A Hewlett-Packard Co. investor sued former Chief Executive Officer Mark Hurd and the board of directors, claiming disclosures surrounding his resignation led to a drop in the shares.
“HP lost significant credibility and the market punished HP (and its shareholders)” following the Aug. 6 announcement of Hurd’s departure, according to the complaint filed Aug. 10 in state court in Santa Clara County, California, by a Massachusetts-based pension fund.
Hurd resigned as Chairman and CEO after an investigation found that he had a personal relationship with a contractor who received inappropriate payments from HP, the world’s biggest maker of personal computers and printers. HP shares slumped following Hurd’s departure, erasing $9 billion in market value, according to the lawsuit.
HP fell 63 cents, or 1.6 percent, to $40.14 today in New York Stock Exchange composite trading, bringing their decline since Hurd’s ouster to 13 percent.
Chief Financial Officer Cathie Lesjak, who succeeded Hurd as interim CEO, is also a defendant in the so-called derivative suit filed by the Brockton Contributory Retirement System on behalf of Palo Alto, California-based HP.
Gina Tyler, a spokeswoman for HP, declined to comment on the lawsuit or on insider-trading allegations lodged by the fund against Hurd and Lesjak.
HP ascribed Hurd’s resignation to results of a corporate investigation of a sexual harassment complaint lodged against him. He had led the company for five years.
HP initiated the investigation on June 29 after the contractor accused Hurd of sexual harassment. The woman, whom HP declined to identify, worked on marketing tasks for two years, the company said.
“The board took immediate action in this matter and their decision was right and necessary to uphold HP’s values of trust, respect and uncompromising integrity,” HP General Counsel Michael Holston said on the day of the resignation.
Hurd will get a severance payment of $12.2 million, plus other benefits that include a prorated vesting settlement of 330,177 restricted HP shares. He received $30.3 million in compensation in 2009 and $42.4 million the year before.
Hurd addressed the issue in an Aug. 6 Hewlett-Packard statement announcing his ouster.
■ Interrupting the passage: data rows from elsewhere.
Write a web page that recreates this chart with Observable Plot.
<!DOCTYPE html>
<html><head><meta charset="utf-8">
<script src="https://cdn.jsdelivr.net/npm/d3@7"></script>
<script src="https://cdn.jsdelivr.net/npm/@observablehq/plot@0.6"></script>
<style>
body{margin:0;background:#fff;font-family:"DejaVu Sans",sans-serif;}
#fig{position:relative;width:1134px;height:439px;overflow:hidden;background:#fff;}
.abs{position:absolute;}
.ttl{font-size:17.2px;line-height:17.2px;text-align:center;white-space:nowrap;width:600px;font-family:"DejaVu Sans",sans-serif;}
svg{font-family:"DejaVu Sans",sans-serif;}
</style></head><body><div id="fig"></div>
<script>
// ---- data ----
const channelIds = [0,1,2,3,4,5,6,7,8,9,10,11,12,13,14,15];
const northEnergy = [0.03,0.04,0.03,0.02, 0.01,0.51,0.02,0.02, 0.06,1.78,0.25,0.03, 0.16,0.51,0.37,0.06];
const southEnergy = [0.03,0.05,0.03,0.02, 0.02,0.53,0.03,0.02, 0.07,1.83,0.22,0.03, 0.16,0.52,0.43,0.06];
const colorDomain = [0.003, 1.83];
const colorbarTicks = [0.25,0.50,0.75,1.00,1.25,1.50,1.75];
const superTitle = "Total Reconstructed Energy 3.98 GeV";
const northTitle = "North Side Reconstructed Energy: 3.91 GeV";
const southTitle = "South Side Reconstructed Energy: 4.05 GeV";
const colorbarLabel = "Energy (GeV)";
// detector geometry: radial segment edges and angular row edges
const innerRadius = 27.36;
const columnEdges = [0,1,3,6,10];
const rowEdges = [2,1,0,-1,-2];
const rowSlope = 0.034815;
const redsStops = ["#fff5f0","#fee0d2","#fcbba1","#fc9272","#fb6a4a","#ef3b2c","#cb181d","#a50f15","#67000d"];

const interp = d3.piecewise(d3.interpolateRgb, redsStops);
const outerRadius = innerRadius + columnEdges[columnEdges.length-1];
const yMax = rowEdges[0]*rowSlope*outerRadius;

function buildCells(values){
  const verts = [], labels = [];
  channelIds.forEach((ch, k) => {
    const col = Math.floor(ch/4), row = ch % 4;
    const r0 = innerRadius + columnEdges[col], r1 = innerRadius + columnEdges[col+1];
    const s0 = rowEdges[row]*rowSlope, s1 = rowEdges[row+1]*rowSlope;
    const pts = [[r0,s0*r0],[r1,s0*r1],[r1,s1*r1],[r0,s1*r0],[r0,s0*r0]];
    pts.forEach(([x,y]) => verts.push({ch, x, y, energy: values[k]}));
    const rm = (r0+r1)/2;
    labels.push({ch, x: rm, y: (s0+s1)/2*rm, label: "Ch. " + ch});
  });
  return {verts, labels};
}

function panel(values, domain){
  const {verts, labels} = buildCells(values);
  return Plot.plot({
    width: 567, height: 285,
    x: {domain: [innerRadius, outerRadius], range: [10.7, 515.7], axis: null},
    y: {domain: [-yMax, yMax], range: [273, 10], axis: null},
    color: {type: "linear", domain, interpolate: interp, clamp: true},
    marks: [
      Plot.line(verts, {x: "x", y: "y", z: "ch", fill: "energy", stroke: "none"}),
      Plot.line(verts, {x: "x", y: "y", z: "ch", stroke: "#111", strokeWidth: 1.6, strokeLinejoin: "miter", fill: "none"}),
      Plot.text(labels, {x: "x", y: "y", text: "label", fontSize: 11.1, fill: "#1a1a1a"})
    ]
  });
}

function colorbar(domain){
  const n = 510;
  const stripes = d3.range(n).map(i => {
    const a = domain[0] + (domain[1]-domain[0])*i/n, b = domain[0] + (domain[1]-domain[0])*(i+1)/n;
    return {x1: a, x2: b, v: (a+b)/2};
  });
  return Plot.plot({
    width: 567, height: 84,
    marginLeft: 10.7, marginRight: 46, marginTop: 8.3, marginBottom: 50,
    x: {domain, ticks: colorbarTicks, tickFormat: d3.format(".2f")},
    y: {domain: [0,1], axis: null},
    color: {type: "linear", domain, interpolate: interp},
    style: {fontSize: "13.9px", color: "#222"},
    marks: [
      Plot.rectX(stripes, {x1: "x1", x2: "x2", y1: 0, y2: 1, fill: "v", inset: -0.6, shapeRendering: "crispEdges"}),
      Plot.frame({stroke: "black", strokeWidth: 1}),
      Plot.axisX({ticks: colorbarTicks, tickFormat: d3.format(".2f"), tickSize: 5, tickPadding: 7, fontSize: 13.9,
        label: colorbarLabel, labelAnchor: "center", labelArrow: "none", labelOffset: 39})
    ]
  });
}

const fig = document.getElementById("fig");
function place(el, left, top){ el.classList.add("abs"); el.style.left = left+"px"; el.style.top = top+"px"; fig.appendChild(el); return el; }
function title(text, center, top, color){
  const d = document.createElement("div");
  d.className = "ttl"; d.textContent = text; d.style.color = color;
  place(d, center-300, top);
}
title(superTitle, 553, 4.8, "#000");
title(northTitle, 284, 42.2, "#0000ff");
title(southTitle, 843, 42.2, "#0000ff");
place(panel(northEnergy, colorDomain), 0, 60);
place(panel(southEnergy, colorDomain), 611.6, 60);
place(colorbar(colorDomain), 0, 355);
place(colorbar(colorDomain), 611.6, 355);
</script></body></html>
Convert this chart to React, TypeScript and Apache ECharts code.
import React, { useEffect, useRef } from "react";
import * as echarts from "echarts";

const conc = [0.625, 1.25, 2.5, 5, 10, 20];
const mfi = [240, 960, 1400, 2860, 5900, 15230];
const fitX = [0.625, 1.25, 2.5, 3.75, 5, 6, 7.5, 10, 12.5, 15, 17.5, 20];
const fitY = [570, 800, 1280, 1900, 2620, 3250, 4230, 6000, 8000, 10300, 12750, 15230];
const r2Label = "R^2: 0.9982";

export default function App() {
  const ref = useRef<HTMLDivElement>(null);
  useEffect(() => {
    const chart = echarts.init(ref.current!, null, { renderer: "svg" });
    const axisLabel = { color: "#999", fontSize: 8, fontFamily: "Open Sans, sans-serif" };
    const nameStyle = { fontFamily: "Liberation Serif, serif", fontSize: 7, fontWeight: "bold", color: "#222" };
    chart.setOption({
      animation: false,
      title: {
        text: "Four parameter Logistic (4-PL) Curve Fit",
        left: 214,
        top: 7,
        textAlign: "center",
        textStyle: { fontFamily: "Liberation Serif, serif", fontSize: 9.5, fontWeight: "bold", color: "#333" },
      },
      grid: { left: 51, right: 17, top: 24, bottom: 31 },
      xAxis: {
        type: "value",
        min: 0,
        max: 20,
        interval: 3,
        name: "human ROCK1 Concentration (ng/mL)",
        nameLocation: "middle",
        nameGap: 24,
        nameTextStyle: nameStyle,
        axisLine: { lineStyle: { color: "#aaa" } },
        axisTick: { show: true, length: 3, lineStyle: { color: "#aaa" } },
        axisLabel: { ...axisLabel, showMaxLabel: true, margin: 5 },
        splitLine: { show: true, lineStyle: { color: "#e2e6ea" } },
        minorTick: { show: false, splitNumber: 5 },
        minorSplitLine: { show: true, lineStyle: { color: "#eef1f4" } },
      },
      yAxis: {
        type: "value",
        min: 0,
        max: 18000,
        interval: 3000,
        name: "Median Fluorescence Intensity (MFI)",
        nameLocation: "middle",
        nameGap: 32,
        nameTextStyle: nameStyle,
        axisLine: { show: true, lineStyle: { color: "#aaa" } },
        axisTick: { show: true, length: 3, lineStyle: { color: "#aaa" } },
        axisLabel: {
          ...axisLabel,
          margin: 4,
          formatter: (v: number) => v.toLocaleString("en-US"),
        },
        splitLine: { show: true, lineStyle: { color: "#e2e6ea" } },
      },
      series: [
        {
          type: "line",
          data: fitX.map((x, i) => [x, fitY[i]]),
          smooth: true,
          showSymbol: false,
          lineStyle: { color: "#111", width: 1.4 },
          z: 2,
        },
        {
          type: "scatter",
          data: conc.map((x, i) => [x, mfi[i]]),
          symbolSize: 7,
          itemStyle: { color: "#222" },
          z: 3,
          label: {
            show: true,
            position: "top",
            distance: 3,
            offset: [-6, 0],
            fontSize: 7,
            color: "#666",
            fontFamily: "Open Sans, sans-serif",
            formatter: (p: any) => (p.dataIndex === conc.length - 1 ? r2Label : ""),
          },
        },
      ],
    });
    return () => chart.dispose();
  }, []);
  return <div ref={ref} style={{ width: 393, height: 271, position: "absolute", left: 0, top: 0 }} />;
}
“As the investigation progressed, I realized there were instances in which I did not live up to the standards and principles of trust, respect and integrity that I have espoused at HP,” he said. “After a number of discussions with members of the board, I will move aside and the board will search for new leadership.”
The internal probe found violations of HP’s standards of business conduct, though it didn’t find violations of the harassment policy.
In the pension plan complaint, Hurd and Lesjak are each accused of engaging in insider trading while at HP. Hurd netted more than $11 million as he sold off blocks of shares in November and May, according to the complaint.
Lesjak sold 5,785 HP shares last month for $46 a share, the pension fund said. Lesjak’s sale was reported to the U.S. Securities and Exchange Commission in an Aug. 3 filing stating that the transaction was made under a trading plan she adopted in August 2009.
Similar forms were filed by Hurd on May 21, documenting his sale of 140,000 shares as part of a plan adopted in February, and on Nov. 30, attributing share sales to a plan adopted in May 2009.
Mary Blasy, a lawyer for the pension fund with San Diego’s Scott+Scott LLP, declined to comment on the case or upon the insider-trading allegations.
The pension fund seeks punitive damages for breach of fiduciary duty, mismanagement and waste of corporate assets, including the severance payment to Hurd. Any cash recovered through the suit would go to HP.
The plan also wants a court order barring HP from allowing the same person to serve as chairman and CEO, as Hurd did, and permission for shareholders to question the company’s “executive directors” at its annual shareholder meeting.
The case is Brockton Contributory Retirement System v. Andreessen, 110cv179356, Superior Court of California, County of Santa Clara.